Abstract
Exploring themes of race and shared ecologies across the Americas, the born-digital photography exhibition I’m New Here: Black and Indigenous Media Ecologies presents a hemispheric vision of African diasporic and Native life in the United States, Caribbean, and Latin America. The exhibition features experimental virtual reality (VR) and filmic components. In this curatorial essay, themes of the entangled dispossession of Native sovereignty and African enslavement are explored in the works of seven photographers from Trinidad to Wisconsin to Peru to Dominica. Artists Abigail Hadeed, Nadia Huggins, Kai Minosh Pyle, Allison Arteaga, steve núñez, Melia Delsol, and Dóra Papp provide a visual critique of the long history of racial capitalism, climate crisis, and Black and Indigenous presence.

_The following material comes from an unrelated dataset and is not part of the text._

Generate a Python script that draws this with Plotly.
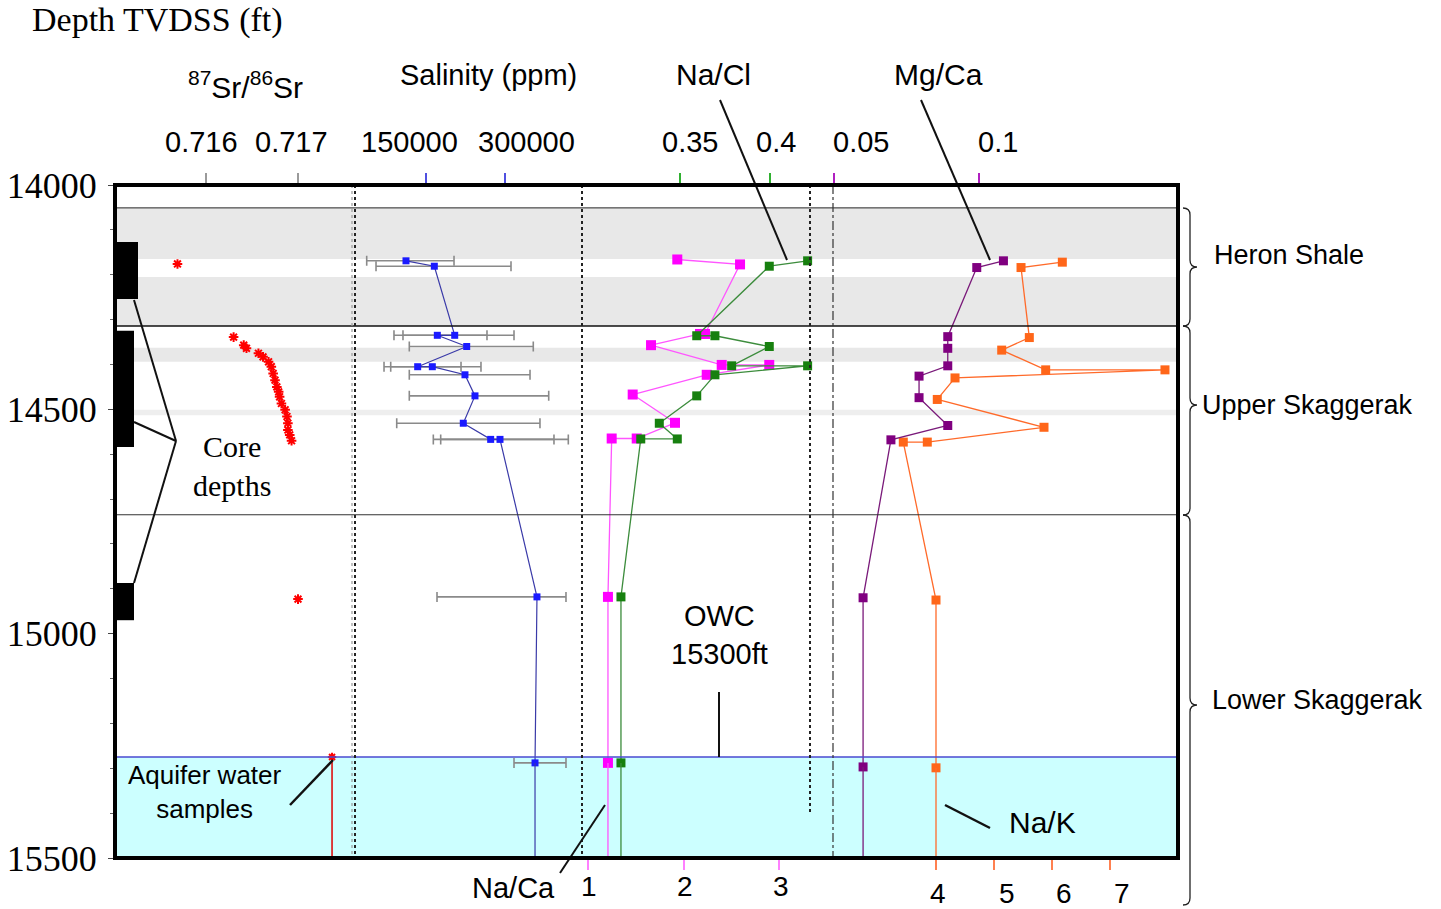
import plotly.graph_objects as go

# ---------------- data ----------------
sr_depth = [14176, 14339, 14357, 14364, 14375, 14383, 14394, 14405, 14420, 14435, 14450,
            14461, 14472, 14487, 14501, 14516, 14531, 14546, 14557, 14570, 14923]
sr_ratio = [0.71569, 0.71630, 0.71641, 0.71644, 0.71657, 0.71662, 0.71668, 0.71671, 0.71673,
            0.71675, 0.71677, 0.71679, 0.71680, 0.71682, 0.71686, 0.71688, 0.71689, 0.71689,
            0.71691, 0.71693, 0.71700]
sr_aquifer_depth = [15275, 15500]
sr_aquifer_ratio = [0.71737, 0.71737]

sal_depth = [14169, 14181, 14335, 14335, 14360, 14405, 14405, 14423, 14470, 14531, 14567, 14567, 14918, 15288]
sal_ppm = [112000, 165800, 204500, 171500, 227300, 134200, 162000, 224000, 243000, 220800, 272800, 290500, 360700, 357000]
sal_low = [37400, 55100, 106300, 89200, 118300, 70300, 83000, 118300, 118300, 94400, 163900, 177900, 170900, 317100]
sal_high = [203200, 311400, 317100, 265800, 353700, 216500, 254400, 347500, 383000, 366400, 393000, 420200, 415800, 415800]

nacl_depth = [14169, 14181, 14336, 14336, 14360, 14403, 14403, 14423, 14470, 14531, 14566, 14566, 14918, 15288]
nacl_ratio = [0.4209, 0.3996, 0.3593, 0.3694, 0.3996, 0.3787, 0.4209, 0.3694, 0.3593, 0.3385, 0.3485, 0.3282, 0.3172, 0.3172]

naca_depth = [14166, 14177, 14332, 14332, 14357, 14401, 14401, 14423, 14467, 14530, 14565, 14565, 14918, 15288]
naca_ratio = [1.935, 2.592, 2.225, 2.173, 1.660, 2.400, 2.898, 2.243, 1.468, 1.911, 1.510, 1.248, 1.209, 1.209]

mgca_depth = [14169, 14184, 14338, 14364, 14403, 14426, 14474, 14536, 14568, 14920, 15297]
mgca_ratio = [0.1086, 0.0994, 0.0894, 0.0894, 0.0894, 0.0795, 0.0795, 0.0894, 0.0698, 0.0602, 0.0602]

nak_depth = [14172, 14184, 14340, 14368, 14412, 14412, 14430, 14478, 14540, 14573, 14573, 14925, 15299]
nak_ratio = [6.178, 5.466, 5.609, 5.133, 5.891, 7.948, 4.328, 4.022, 5.862, 3.850, 3.436, 4.0, 4.0]

core_top = [14127, 14325, 14887]
core_base = [14254, 14584, 14970]

depth_ticks = [14000, 14500, 15000, 15500]
depth_labels = ["14000", "14500", "15000", "15500"]
sr_ticks = [0.716, 0.717]
sr_labels = ["0.716", "0.717"]
sal_ticks = [150000, 300000]
sal_labels = ["150000", "300000"]
nacl_ticks = [0.35, 0.4]
nacl_labels = ["0.35", "0.4"]
mgca_ticks = [0.05, 0.1]
mgca_labels = ["0.05", "0.1"]
naca_ticks = [1, 2, 3]
naca_labels = ["1", "2", "3"]
nak_ticks = [4, 5, 6, 7]
nak_labels = ["4", "5", "6", "7"]

heron_top, heron_base = 14051, 14314
upper_base = 14735
aquifer_top = 15275
depth_min, depth_max = 14000, 15500

# ---------------- geometry ----------------
FIG_W, FIG_H = 1441, 909
L, R, T, B = 115, 1178, 185, 858
W, H = R - L, B - T
SANS = "Liberation Sans"
SERIF = "Liberation Serif"


def px(x):
    return (x - L) / W


def py(y):
    return (B - y) / H


def rng(v1, p1, v2, p2):
    s = (p2 - p1) / (v2 - v1)
    a = v1 - (p1 - L) / s
    return [a, a + W / s]


fig = go.Figure()

# Sr
fig.add_trace(go.Scatter(x=sr_ratio, y=sr_depth, xaxis="x3", yaxis="y", mode="markers",
                         marker=dict(symbol="asterisk", size=8, color="red",
                                     line=dict(color="red", width=2)),
                         showlegend=False))
fig.add_trace(go.Scatter(x=sr_aquifer_ratio, y=sr_aquifer_depth, xaxis="x3", yaxis="y",
                         mode="lines", line=dict(color="#e00000", width=1.5), showlegend=False))
fig.add_trace(go.Scatter(x=sr_aquifer_ratio[:1], y=sr_aquifer_depth[:1], xaxis="x3", yaxis="y",
                         mode="markers", marker=dict(symbol="asterisk", size=7, color="red",
                                                     line=dict(color="red", width=2)),
                         showlegend=False))

# Salinity
err_plus = [h - v for h, v in zip(sal_high, sal_ppm)]
err_minus = [v - l for l, v in zip(sal_low, sal_ppm)]
fig.add_trace(go.Scatter(x=sal_ppm, y=sal_depth, xaxis="x4", yaxis="y", mode="lines+markers",
                         line=dict(color="#3a3aa8", width=1.2),
                         marker=dict(symbol="square", size=7, color="#1a1aff"),
                         error_x=dict(type="data", symmetric=False, array=err_plus,
                                      arrayminus=err_minus, color="#8a8a8a", thickness=1.6, width=5),
                         showlegend=False))
fig.add_trace(go.Scatter(x=[sal_ppm[-1], sal_ppm[-1]], y=[sal_depth[-1], depth_max], xaxis="x4",
                         yaxis="y", mode="lines", line=dict(color="#3a3aa8", width=1.2),
                         showlegend=False))

# Na/Cl
fig.add_trace(go.Scatter(x=nacl_ratio, y=nacl_depth, xaxis="x5", yaxis="y", mode="lines+markers",
                         line=dict(color="#3c8c3c", width=1.3),
                         marker=dict(symbol="square", size=9, color="#17800f"),
                         showlegend=False))
fig.add_trace(go.Scatter(x=[nacl_ratio[-1], nacl_ratio[-1]], y=[nacl_depth[-1], depth_max], xaxis="x5",
                         yaxis="y", mode="lines", line=dict(color="#3c8c3c", width=1.3),
                         showlegend=False))

# Na/Ca
fig.add_trace(go.Scatter(x=naca_ratio, y=naca_depth, xaxis="x", yaxis="y", mode="lines+markers",
                         line=dict(color="#ff55ff", width=1.3),
                         marker=dict(symbol="square", size=10, color="#ff00ff"),
                         showlegend=False))
fig.add_trace(go.Scatter(x=[naca_ratio[-1], naca_ratio[-1]], y=[naca_depth[-1], depth_max], xaxis="x",
                         yaxis="y", mode="lines", line=dict(color="#ff55ff", width=1.3),
                         showlegend=False))

# Mg/Ca
fig.add_trace(go.Scatter(x=mgca_ratio, y=mgca_depth, xaxis="x6", yaxis="y", mode="lines+markers",
                         line=dict(color="#7a1a7a", width=1.3),
                         marker=dict(symbol="square", size=9, color="#800080"),
                         showlegend=False))
fig.add_trace(go.Scatter(x=[mgca_ratio[-1], mgca_ratio[-1]], y=[mgca_depth[-1], depth_max], xaxis="x6",
                         yaxis="y", mode="lines", line=dict(color="#7a1a7a", width=1.3),
                         showlegend=False))

# Na/K
fig.add_trace(go.Scatter(x=nak_ratio, y=nak_depth, xaxis="x2", yaxis="y", mode="lines+markers",
                         line=dict(color="#ff6a2a", width=1.3),
                         marker=dict(symbol="square", size=9, color="#ff6619"),
                         showlegend=False))
fig.add_trace(go.Scatter(x=[nak_ratio[-1], nak_ratio[-1]], y=[nak_depth[-1], depth_max], xaxis="x2",
                         yaxis="y", mode="lines", line=dict(color="#ff6a2a", width=1.3),
                         showlegend=False))

# ---------------- shapes ----------------
shapes = []


def band(d0, d1, color):
    shapes.append(dict(type="rect", xref="paper", yref="y", x0=0, x1=1, y0=d0, y1=d1,
                       fillcolor=color, line=dict(width=0), layer="below"))


band(heron_top, 14165, "#e8e8e8")
band(14205, heron_base, "#e8e8e8")
band(14363, 14394, "#e8e8e8")
band(14501, 14513, "#eeeeee")
band(aquifer_top, depth_max, "#ccffff")


def hline(d, color, width):
    shapes.append(dict(type="line", xref="paper", yref="y", x0=0, x1=1, y0=d, y1=d,
                       line=dict(color=color, width=width)))


hline(heron_top, "#222222", 1)
hline(heron_base, "#111111", 1.5)
hline(upper_base, "#333333", 1.2)
hline(aquifer_top, "#4a4ad0", 1.5)


def pline(x0, y0, x1, y1, color="#111111", width=2, dash=None):
    ln = dict(color=color, width=width)
    if dash:
        ln["dash"] = dash
    shapes.append(dict(type="line", xref="paper", yref="paper", x0=px(x0), y0=py(y0),
                       x1=px(x1), y1=py(y1), line=ln))


# dotted track separators
pline(352, T, 352, B, "#9a9a9a", 1.2, "dot")
pline(355, T, 355, B, "#222222", 2, "dot")
pline(582, T, 582, B, "#222222", 2, "dot")
pline(810, T, 810, 815, "#222222", 2, "dot")
pline(833, T, 833, B, "#333333", 1.2, "dashdot")

# core bars
for ct, cb, xr in zip(core_top, core_base, [138, 134, 134]):
    shapes.append(dict(type="rect", xref="paper", yref="y", x0=0, x1=px(xr), y0=ct, y1=cb,
                       fillcolor="black", line=dict(width=0)))

# core depth pointers
pline(134, 300, 176, 441, width=2)
pline(134, 422, 176, 441, width=2)
pline(176, 441, 134, 583, width=2)

# other pointers
pline(720, 100, 787, 260, width=2)
pline(921, 100, 990, 260, width=2)
pline(290, 805, 333, 760, width=2.5)
pline(560, 873, 605, 805, width=2)
pline(945, 805, 990, 828, width=2.5)
pline(719, 692, 719, 757, width=2)

# border box
shapes.append(dict(type="rect", xref="paper", yref="paper", x0=0, x1=1, y0=0, y1=1,
                   line=dict(color="black", width=4), fillcolor="rgba(0,0,0,0)"))


def brace(y0, y1, ym, x0=1183, x1=1190, x2=1197):
    pts = lambda x, y: f"{px(x)},{py(y)}"
    return ("M " + pts(x0, y0) + " Q " + pts(x1, y0) + " " + pts(x1, y0 + 7) +
            " L " + pts(x1, ym - 7) + " Q " + pts(x1, ym) + " " + pts(x2, ym) +
            " Q " + pts(x1, ym) + " " + pts(x1, ym + 7) +
            " L " + pts(x1, y1 - 7) + " Q " + pts(x1, y1) + " " + pts(x0, y1))


for y0, y1, ym in [(208, 326, 267), (326, 515, 405), (515, 905, 705)]:
    shapes.append(dict(type="path", xref="paper", yref="paper", path=brace(y0, y1, ym),
                       line=dict(color="#222222", width=1.3)))

# ---------------- annotations ----------------
ann = []


def text(x, y, s, size=30, family=SANS, xanchor="center"):
    ann.append(dict(x=px(x), y=py(y), xref="paper", yref="paper", text=s, showarrow=False,
                    xanchor=xanchor, yanchor="middle",
                    font=dict(family=family, size=size, color="black")))


def ticklabels(xref, vals, labels, shifts, y, size=29):
    for v, lab, sh in zip(vals, labels, shifts):
        ann.append(dict(x=v, y=py(y), xref=xref, yref="paper", text=lab, showarrow=False,
                        xanchor="center", yanchor="middle", xshift=sh,
                        font=dict(family=SANS, size=size, color="black")))


text(157, 20, "Depth TVDSS (ft)", 34, SERIF)
text(245, 85, "<sup>87</sup>Sr/<sup>86</sup>Sr", 30)
text(488, 75, "Salinity (ppm)", 29)
text(713, 75, "Na/Cl", 30)
text(938, 75, "Mg/Ca", 30)
text(1212, 255, "Heron Shale", 27, xanchor="left")
text(1200, 405, "Upper Skaggerak", 27, xanchor="left")
text(1210, 700, "Lower Skaggerak", 27, xanchor="left")
text(232, 466, "Core<br>depths", 30, SERIF)
text(719, 635, "OWC<br>15300ft", 29)
text(205, 792, "Aquifer water<br>samples", 26)
text(513, 888, "Na/Ca", 29)
text(1042, 822, "Na/K", 30)

ticklabels("x3", sr_ticks, sr_labels, [-5, -7], 142)
ticklabels("x4", sal_ticks, sal_labels, [-17, 21], 142)
ticklabels("x5", nacl_ticks, nacl_labels, [10, 6], 142)
ticklabels("x6", mgca_ticks, mgca_labels, [27, 19], 142)
ticklabels("x", naca_ticks, naca_labels, [1, 1, 2], 886, 28)
ticklabels("x2", nak_ticks, nak_labels, [2, 13, 12, 12], 893, 28)

# ---------------- axes ----------------
def xax(r, tickvals, tickcolor, side, overlay=True):
    d = dict(range=r, tickvals=tickvals, showticklabels=False, automargin=False,
             tickcolor=tickcolor, side=side, anchor="y", showgrid=False, zeroline=False,
             showline=False, ticks="outside", ticklen=11, tickwidth=1.5, fixedrange=True)
    if overlay:
        d["overlaying"] = "x"
    return d


fig.update_layout(
    width=FIG_W, height=FIG_H,
    margin=dict(l=L, r=FIG_W - R, t=T, b=FIG_H - B, pad=0, autoexpand=False),
    paper_bgcolor="white", plot_bgcolor="white",
    showlegend=False,
    xaxis=xax(rng(1, 588, 3, 779), naca_ticks, "#ff80ff", "bottom", overlay=False),
    xaxis2=xax(rng(4, 936, 7, 1110), nak_ticks, "#ff8050", "bottom"),
    xaxis3=xax(rng(0.716, 206, 0.717, 298), sr_ticks, "#9a9a9a", "top"),
    xaxis4=xax(rng(150000, 426, 300000, 505), sal_ticks, "#5050e0", "top"),
    xaxis5=xax(rng(0.35, 680, 0.4, 770), nacl_ticks, "#30b030", "top"),
    xaxis6=xax(rng(0.05, 833.5, 0.1, 978.5), mgca_ticks, "#b020c0", "top"),
    yaxis=dict(range=[depth_max, depth_min], tickvals=depth_ticks, ticktext=depth_labels,
               automargin=False, showgrid=False, zeroline=False,
               showline=True, linecolor="black", linewidth=1, ticks="outside", ticklen=6,
               tickcolor="#444444", ticklabelstandoff=4,
               minor=dict(ticks="outside", dtick=100, ticklen=4, tickcolor="#666666"),
               tickfont=dict(family=SERIF, size=36, color="black"), fixedrange=True),
    shapes=shapes,
    annotations=ann,
)

fig.write_html("out.html")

Together the photographic essays form a constellation, a vision of what environmental and racial justice can look like for the hemisphere after the catastrophe of European conquest. Speculatively picturing Black and Indigenous coalitions in the past, present, and future, the artists use the technology of the camera to frame nature, exploring visual aesthetic forms that seek not to replicate the capture of the colonial archive.
Highlights
The Dark Laboratory, a humanities and technology collective that centers race and shared ecologies, presents the photography exhibition I’m New Here: Black and Indigenous Media Ecologies
The exhibition explores the intersecting ideas of race and ecology through the visual and literary interpretation of the work of seven photographers from across the Western Hemisphere
I’m New Here: Black and Indigenous Media Ecologies gathers a dark chorus of contemporary voices who illuminate how art continues to answer the call for a vision of ecological justice that must include racial justice
Summary
The Dark Laboratory, a humanities and technology collective that centers race and shared ecologies, presents the photography exhibition I’m New Here: Black and Indigenous Media Ecologies. Linking the histories of the dispossession of Native sovereignty and African enslavement, the photographs offer a visual commentary on how any just vision of the future must reckon with race, Black being, Indigeneity, and climate crisis.